The four social media platforms have signed up to the World Wide Web Foundation pledge or WWWF to fix how they tackle online violence against women.

Facebook, Google, Twitter, and TikTok to Tackles Online Abuse

The announcement from the social media platforms comes in the middle of a forum for gender equality hosted by UN Women in Paris, according to CNET.

The UN Women in Paris forum is supported by an open letter signed by former heads of state and global leaders such as Graca Machel and Michelle Bachelet.

A couple of Hollywood celebrities also supported the open letter, including Ashley Judd, Annie Lennox, Maisie Williams, and Gemma Chan.

All of them urged the social media companies to implement the commitments fully.

According to a 2021 study from the Economist Intelligence Unit, more than a third of women around the world have experienced abuse online, and it increased to almost half for younger women.
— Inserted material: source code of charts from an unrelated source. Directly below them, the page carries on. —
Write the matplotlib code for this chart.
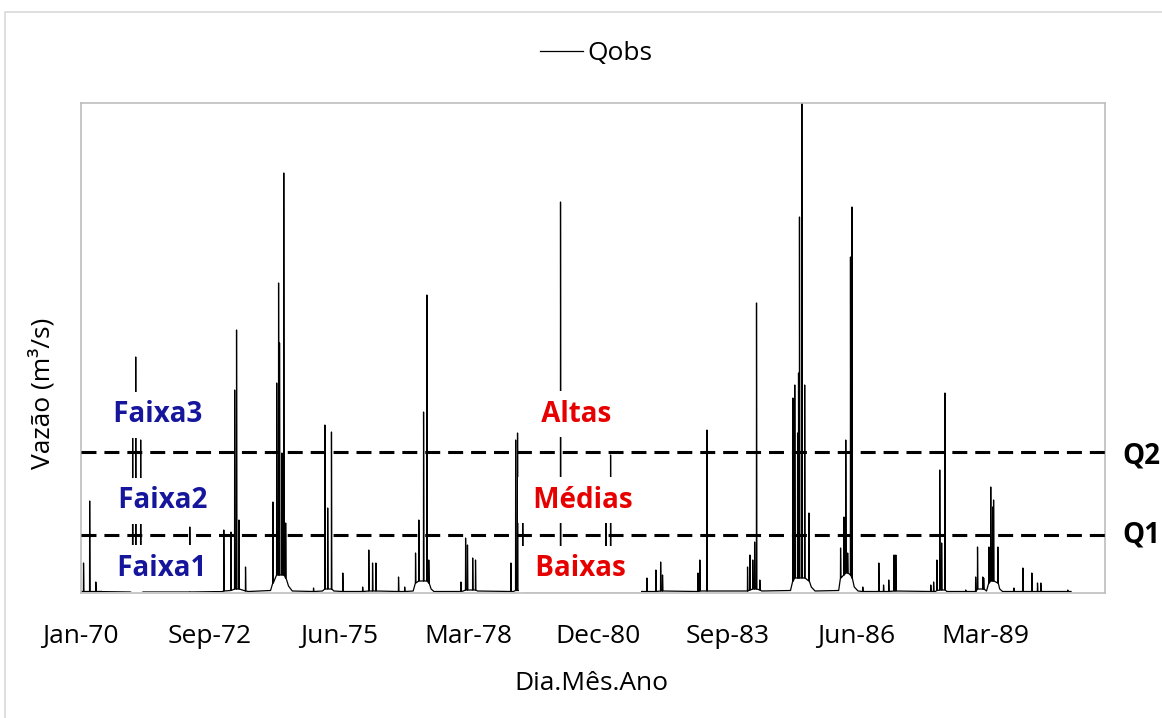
import pandas as pd
import matplotlib
matplotlib.use("Agg")
import matplotlib.pyplot as plt
from matplotlib.patches import Rectangle

# picos de vazao: ano decimal, vazao de pico, vazao de base em volta
peak_year = [1970.06, 1970.19, 1970.32, 1971.10, 1971.165, 1971.27, 1972.31,
             1973.03, 1973.18, 1973.26, 1973.30, 1973.35, 1973.49,
             1974.07, 1974.15, 1974.19, 1974.21, 1974.26, 1974.30, 1974.34,
             1974.93, 1975.17, 1975.23, 1975.31, 1975.55, 1975.97,
             1976.10, 1976.18, 1976.25, 1976.73, 1976.86,
             1977.09, 1977.16, 1977.26, 1977.33, 1977.37,
             1978.05, 1978.15, 1978.19, 1978.30, 1978.36,
             1979.11, 1979.21, 1979.25, 1979.36, 1980.16, 1981.12, 1981.22,
             1981.99, 1982.18, 1982.28, 1982.32, 1983.07, 1983.11, 1983.26,
             1984.12, 1984.17, 1984.23, 1984.27, 1984.31, 1984.38,
             1985.08, 1985.12, 1985.18, 1985.20, 1985.22, 1985.27, 1985.33, 1985.42,
             1986.09, 1986.16, 1986.20, 1986.24, 1986.30, 1986.33, 1986.56,
             1986.90, 1987.00, 1987.11, 1987.22, 1987.26,
             1988.00, 1988.06, 1988.13, 1988.19, 1988.23, 1988.30, 1988.74,
             1988.95, 1988.99, 1989.10, 1989.12, 1989.23, 1989.27, 1989.31, 1989.33, 1989.42,
             1989.76, 1989.95, 1990.14, 1990.26, 1990.33, 1990.90]
peak_flow = [60, 184, 22, 346, 472, 306, 132,
             126, 122, 406, 526, 146, 52,
             182, 420, 620, 500, 280, 840, 140,
             10, 336, 170, 322, 40, 12,
             86, 60, 60, 32, 12,
             80, 146, 362, 596, 66,
             22, 110, 96, 70, 66,
             60, 306, 320, 150, 782, 140, 276,
             30, 46, 62, 36, 40, 66, 326,
             52, 76, 66, 102, 580, 26,
             390, 416, 320, 440, 752, 980, 416, 160,
             90, 152, 306, 80, 672, 772, 12,
             60, 16, 26, 76, 76,
             16, 22, 66, 246, 100, 400, 6,
             32, 92, 32, 30, 92, 212, 172, 186, 92,
             10, 50, 40, 20, 20, 6]
peak_base = [3, 3, 3, 6, 6, 6, 4,
             4, 5, 8, 8, 8, 4,
             20, 36, 36, 36, 36, 36, 30,
             3, 8, 8, 8, 3, 3,
             4, 4, 4, 3, 3,
             20, 24, 24, 24, 20,
             3, 6, 6, 6, 6,
             3, 5, 5, 5, 3, 3, 3,
             3, 3, 4, 4, 3, 4, 4,
             4, 6, 8, 8, 8, 6,
             24, 30, 30, 30, 30, 30, 30, 24,
             30, 36, 40, 40, 36, 30, 3,
             3, 3, 3, 4, 4,
             3, 3, 5, 6, 6, 6, 3,
             3, 8, 8, 8, 20, 24, 24, 24, 20,
             3, 3, 3, 3, 3, 3]

# vazoes baixas entre os picos (inicio e fim das recessoes)
low_year = [1970.00, 1971.05, 1971.32, 1973.00, 1973.55, 1974.02, 1974.40, 1974.48,
            1975.12, 1975.36, 1977.04, 1977.42, 1977.48, 1978.10, 1978.40,
            1979.16, 1979.40, 1984.08, 1984.42, 1985.03, 1985.47, 1985.55,
            1986.05, 1986.38, 1986.46, 1988.10, 1988.34, 1989.18, 1989.46,
            1989.52, 1990.97]
low_flow = [3, 4, 4, 3, 3, 5, 14, 4,
            4, 4, 4, 8, 3, 4, 4,
            3, 3, 4, 4, 5, 12, 4,
            5, 12, 4, 3, 3, 4, 8,
            3, 3]

q1 = 116
q2 = 282
x_end = "1991-09-10"
tick_dates = pd.date_range("1970-01-01", periods=8, freq="1000D")
tick_labels = ["Jan-70", "Sep-72", "Jun-75", "Mar-78", "Dec-80", "Sep-83", "Jun-86", "Mar-89"]


def year_to_date(y):
    return pd.Timestamp("1970-01-01") + pd.to_timedelta((y - 1970) * 365.25, unit="D")


pts = [(year_to_date(y), f) for y, f in zip(low_year, low_flow)]
for yr, f, b in zip(peak_year, peak_flow, peak_base):
    d = year_to_date(yr)
    pts += [(d - pd.Timedelta(days=1), b), (d, f), (d + pd.Timedelta(days=3), b)]
serie = pd.DataFrame(pts, columns=["data", "qobs"]).sort_values("data")

plt.rcParams['font.family'] = ['Open Sans', 'DejaVu Sans']

fig = plt.figure(figsize=(11.62, 7.18), dpi=100)
ax = fig.add_axes([80.7 / 1162, 1 - 593 / 718, 1024.3 / 1162, 490 / 718])

ax.plot(serie["data"], serie["qobs"], color="black", lw=0.9, label="Qobs", zorder=2)
ax.axhline(q2, color="black", lw=2.2, dashes=(4.9, 2.6), zorder=5)
ax.axhline(q1, color="black", lw=2.2, dashes=(4.9, 2.6), zorder=5)

ax.set_xlim(pd.Timestamp("1970-01-01"), pd.Timestamp(x_end))
ax.set_ylim(0, 980)
ax.set_xticks(tick_dates)
ax.set_xticklabels(tick_labels, fontsize=19)
ax.set_yticks([])
ax.tick_params(axis="x", length=0, pad=22)
for s in ax.spines.values():
    s.set_color("#BDBDBD")
    s.set_linewidth(1.2)

blue = "#16169C"
red = "#E60000"
box = dict(boxstyle="square,pad=0.3", fc="white", ec="none")


def px(x, y):
    return (x - 80.7) / 1024.3, (593 - y) / 490


for label, xp, yp, c in [("Faixa3", 158, 415, blue), ("Faixa2", 163, 501, blue),
                         ("Faixa1", 162, 568, blue), ("Altas", 576, 414, red),
                         ("Médias", 583, 500, red), ("Baixas", 580, 569, red)]:
    ax.text(*px(xp, yp), " " + label + " ", transform=ax.transAxes, ha="center", va="center",
            fontsize=20, fontweight="bold", color=c, bbox=box, zorder=4)

ax.text(*px(1122, 456), "Q2", transform=ax.transAxes, ha="left", va="center",
        fontsize=20, fontweight="bold", color="black", clip_on=False)
ax.text(*px(1122, 535), "Q1", transform=ax.transAxes, ha="left", va="center",
        fontsize=20, fontweight="bold", color="black", clip_on=False)

fig.text(591 / 1162, 1 - 690 / 718, "Dia.Mês.Ano", ha="center", va="baseline", fontsize=19)
fig.text(42 / 1162, 1 - 393 / 718, "Vazão (m³/s)", ha="center", va="center",
         rotation=90, fontsize=19)

fig.legend(loc="center", bbox_to_anchor=(596 / 1162, 1 - 54 / 718), frameon=False,
           fontsize=19, handlelength=1.65, handletextpad=0.15)

fig.add_artist(Rectangle((4.5 / 1162, -0.1), 1.2, 1.1 - 12.5 / 718, transform=fig.transFigure,
                         fill=False, ec="#D9D9D9", lw=1.2))

fig.savefig("out.png", dpi=100)
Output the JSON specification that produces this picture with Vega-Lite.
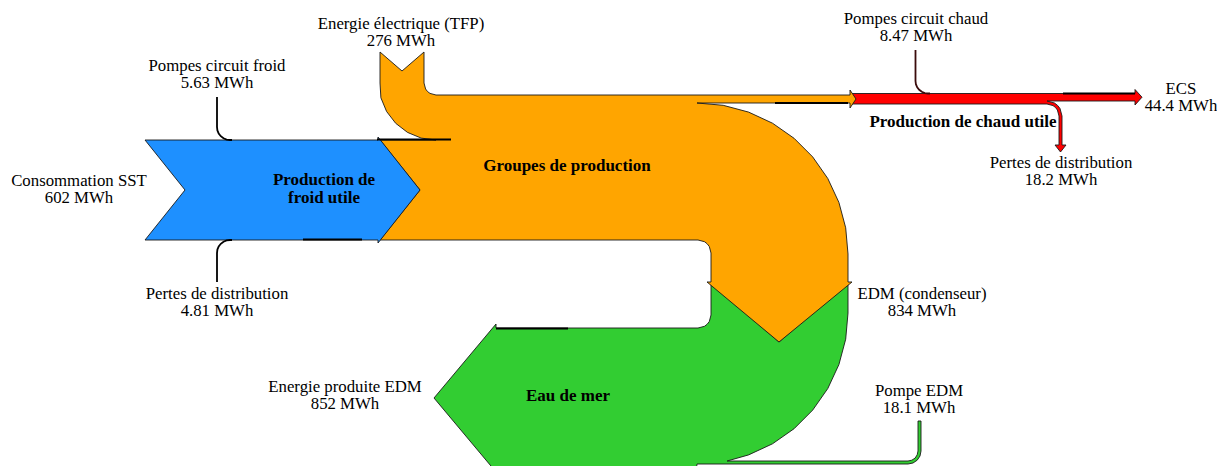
{
  "$schema": "https://vega.github.io/schema/vega-lite/v6.json",
  "width": 1217,
  "height": 466,
  "padding": 0,
  "autosize": {"type": "none"},
  "background": "white",
  "view": {"stroke": null},
  "projection": {"type": "identity", "scale": 1, "translate": [0, 0]},
  "datasets": {
    "flux": [
      {"type": "Feature", "properties": {"flux": "Eau de mer"}, "geometry": {"type": "Polygon", "coordinates": [[[711,282],[779,342],[848,282],[848,313],[845.7,339.2],[838.9,364.6],[827.8,388.5],[812.7,410.1],[794.1,428.7],[772.5,443.8],[748.6,454.9],[727.1,461],[908,461],[911.8,460.2],[915.1,458.1],[917.2,454.8],[918,451],[918,421],[921,421],[921,451],[920,456],[917.2,460.2],[913,463],[908,464],[697,464],[695,480],[502.7,480],[434,398],[496,324],[496,328],[698,328],[704.5,326.3],[707.2,324.2],[709.3,321.5],[711,315],[711,282]]]}},
      {"type": "Feature", "properties": {"flux": "Production de chaud utile"}, "geometry": {"type": "Polygon", "coordinates": [[[850,93.5],[1135,93.5],[1135,89.5],[1142,97.2],[1135,105],[1135,101],[1047,101],[1054.5,103],[1057.6,105.4],[1060,108.5],[1062,116],[1062,145],[1066,145],[1060.5,152],[1055,145],[1059,145],[1059,116],[1057.4,110],[1055.5,107.5],[1053,105.6],[1047,104],[850,104],[855.5,98.7],[850,93.5]]]}},
      {"type": "Feature", "properties": {"flux": "Groupes de production"}, "geometry": {"type": "Polygon", "coordinates": [[[380,140],[420,190],[380,240],[698,240],[704.5,241.7],[707.2,243.8],[709.3,246.5],[711,253],[711,282],[707,282],[779,342],[852,282],[848,282],[848,254],[845.7,227.8],[838.9,202.4],[827.8,178.5],[812.7,156.9],[794.1,138.3],[772.5,123.2],[748.6,112.1],[723.2,105.3],[697,103],[850,103],[850,108],[856,99],[850,90],[850,95],[436,95],[430,93.4],[427.5,91.5],[425.6,89],[424,83],[424,52],[402,71],[380,52],[380,83],[380.9,97.8],[386.6,111.5],[395.7,123.3],[407.5,132.4],[421.2,138.1],[436,140],[380,140]]]}},
      {"type": "Feature", "properties": {"flux": "Production de froid utile"}, "geometry": {"type": "Polygon", "coordinates": [[[145,140],[378,140],[378,137],[420,190],[378,243],[378,240],[145,240],[185,190],[145,140]]]}}
    ],
    "traits": [
      {"type": "Feature", "properties": {"kind": "noir"}, "geometry": {"type": "LineString", "coordinates": [[377,139.5],[451,139.5]]}},
      {"type": "Feature", "properties": {"kind": "noir"}, "geometry": {"type": "LineString", "coordinates": [[303,239.5],[362,239.5]]}},
      {"type": "Feature", "properties": {"kind": "noir"}, "geometry": {"type": "LineString", "coordinates": [[775,103],[848,103]]}},
      {"type": "Feature", "properties": {"kind": "noir"}, "geometry": {"type": "LineString", "coordinates": [[1063,93.5],[1135,93.5]]}},
      {"type": "Feature", "properties": {"kind": "noir"}, "geometry": {"type": "LineString", "coordinates": [[496,328.5],[568,328.5]]}},
      {"type": "Feature", "properties": {"kind": "noir"}, "geometry": {"type": "LineString", "coordinates": [[217,97],[217,127],[217.4,130.4],[218.7,133.5],[220.8,136.2],[223.5,138.3],[226.6,139.6],[230,140],[232,140]]}},
      {"type": "Feature", "properties": {"kind": "noir"}, "geometry": {"type": "LineString", "coordinates": [[232,240],[230,240],[226.6,240.4],[223.5,241.7],[220.8,243.8],[218.7,246.5],[217.4,249.6],[217,253],[217,282]]}},
      {"type": "Feature", "properties": {"kind": "chaud"}, "geometry": {"type": "LineString", "coordinates": [[915.5,50],[915.5,81],[915.9,84.2],[917.2,87.3],[919.2,89.8],[921.8,91.8],[924.8,93.1],[928,93.5],[930,93.5]]}}
    ],
    "etiquettes": [
      {"label": "Energie électrique (TFP)\n276 MWh", "x": 401, "y": 24},
      {"label": "Pompes circuit froid\n5.63 MWh", "x": 217, "y": 66},
      {"label": "Consommation SST\n602 MWh", "x": 79, "y": 181},
      {"label": "Pertes de distribution\n4.81 MWh", "x": 217, "y": 294},
      {"label": "Pompes circuit chaud\n8.47 MWh", "x": 916, "y": 19},
      {"label": "ECS\n44.4 MWh", "x": 1181, "y": 89},
      {"label": "Pertes de distribution\n18.2 MWh", "x": 1061, "y": 163},
      {"label": "EDM (condenseur)\n834 MWh", "x": 922, "y": 294},
      {"label": "Energie produite EDM\n852 MWh", "x": 345, "y": 387},
      {"label": "Pompe EDM\n18.1 MWh", "x": 919, "y": 391}
    ],
    "titres": [
      {"label": "Production de\nfroid utile", "x": 324, "y": 180},
      {"label": "Groupes de production", "x": 567, "y": 166},
      {"label": "Production de chaud utile", "x": 963, "y": 122},
      {"label": "Eau de mer", "x": 568, "y": 396}
    ]
  },
  "layer": [
    {
      "data": {"name": "flux"},
      "mark": {"type": "geoshape", "stroke": "#1a1a1a", "strokeWidth": 0.9},
      "encoding": {
        "color": {
          "field": "properties.flux",
          "type": "nominal",
          "scale": {
            "domain": ["Eau de mer", "Production de chaud utile", "Groupes de production", "Production de froid utile"],
            "range": ["#32cd32", "#ff0000", "#ffa500", "#1e90ff"]
          },
          "legend": null
        }
      }
    },
    {
      "data": {"name": "traits"},
      "mark": {"type": "geoshape", "filled": false, "strokeWidth": 1.8},
      "encoding": {
        "stroke": {
          "field": "properties.kind",
          "type": "nominal",
          "scale": {"domain": ["noir", "chaud"], "range": ["#000000", "#3a0c0c"]},
          "legend": null
        }
      }
    },
    {
      "data": {"name": "etiquettes"},
      "mark": {"type": "text", "font": "Liberation Serif", "fontSize": 16.8, "lineBreak": "\n", "lineHeight": 17, "align": "center", "baseline": "middle", "color": "#000000"},
      "encoding": {
        "longitude": {"field": "x", "type": "quantitative"},
        "latitude": {"field": "y", "type": "quantitative"},
        "text": {"field": "label", "type": "nominal"}
      }
    },
    {
      "data": {"name": "titres"},
      "mark": {"type": "text", "font": "Liberation Serif", "fontSize": 17, "fontWeight": "bold", "lineBreak": "\n", "lineHeight": 18, "align": "center", "baseline": "middle", "color": "#000000"},
      "encoding": {
        "longitude": {"field": "x", "type": "quantitative"},
        "latitude": {"field": "y", "type": "quantitative"},
        "text": {"field": "label", "type": "nominal"}
      }
    }
  ]
}
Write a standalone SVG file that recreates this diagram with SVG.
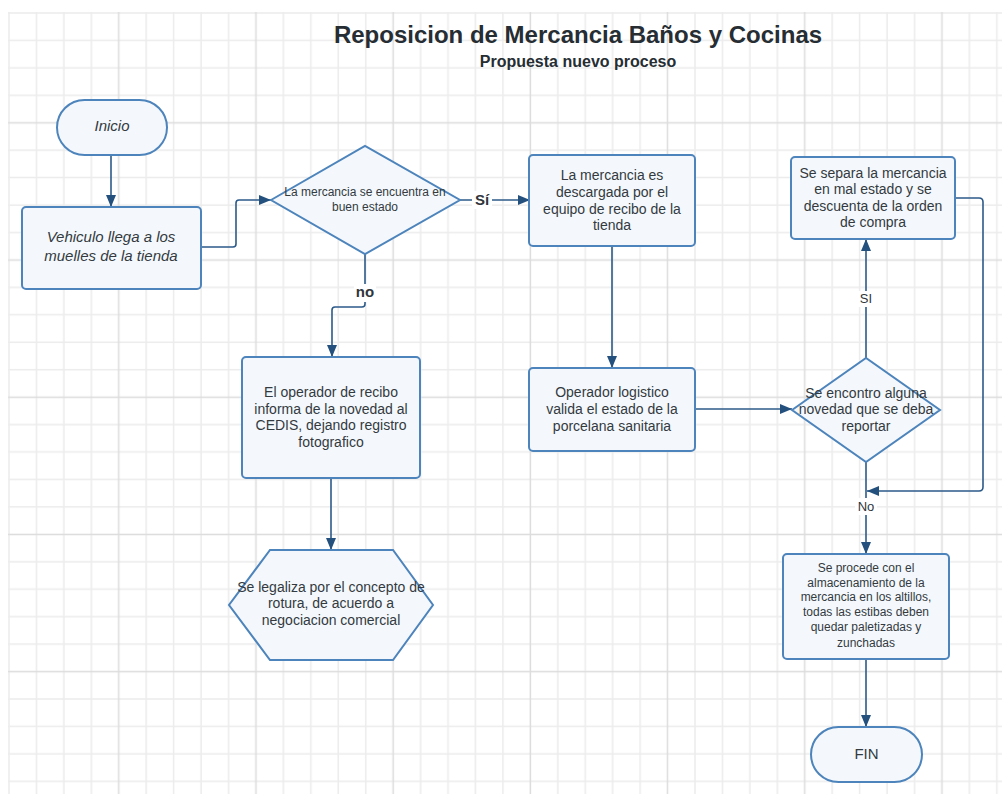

The four social media companies have pledged to tackle that abuse by focusing on two major areas of concern across their platforms.

The first area is the women's inability to control who can reply, comment on, and engage with their pots. The second area is the lack of reliable reporting systems flagging online abuse.

To improve the women's ability to control the engagements on their posts, the social media companies have committed to offering more granular settings so they can curate their own safety by allowing them to block people from replying to their posts without blocking them entirely or letting them limit the sharing of their posts.

The companies have also committed to using more simple and accessible systems throughout the user experience to improve access to safety tools and reduce reported abuse against women.

As for reporting, social media companies have committed to offering users the ability to track and manage their reports as soon as they have been made and flag context and language that may change how a particular post is interpreted.

The companies are also committed to giving more guidance for users who want to report abuse to help ensure that the problems are not rejected just for failing to tick the right boxes on social networks' internal systems, according to DailyMail.

WWWF's Fight for Women

Azmina Dhrodia, the WWWF's senior policy, stated that women had been routinely harassed, attacked, and subsequently silenced in online platforms. Dhrodia pointed out that this is a massive threat to progress on gender equality.

Meanwhile, Dawn Butler MP, who participated in the WWWF's investigation into online abuse, added that she is also subjected to more abuse online as she is a Black female politician compared to her white female counterparts.

Butler said that she refuses to allow people to silence her, but the level of the abuse has forced her to close her office as she could no longer guarantee the safety of her team. Butler recalled that the abuse got so bad that a member of my staff bought themselves a stab vest as a precaution.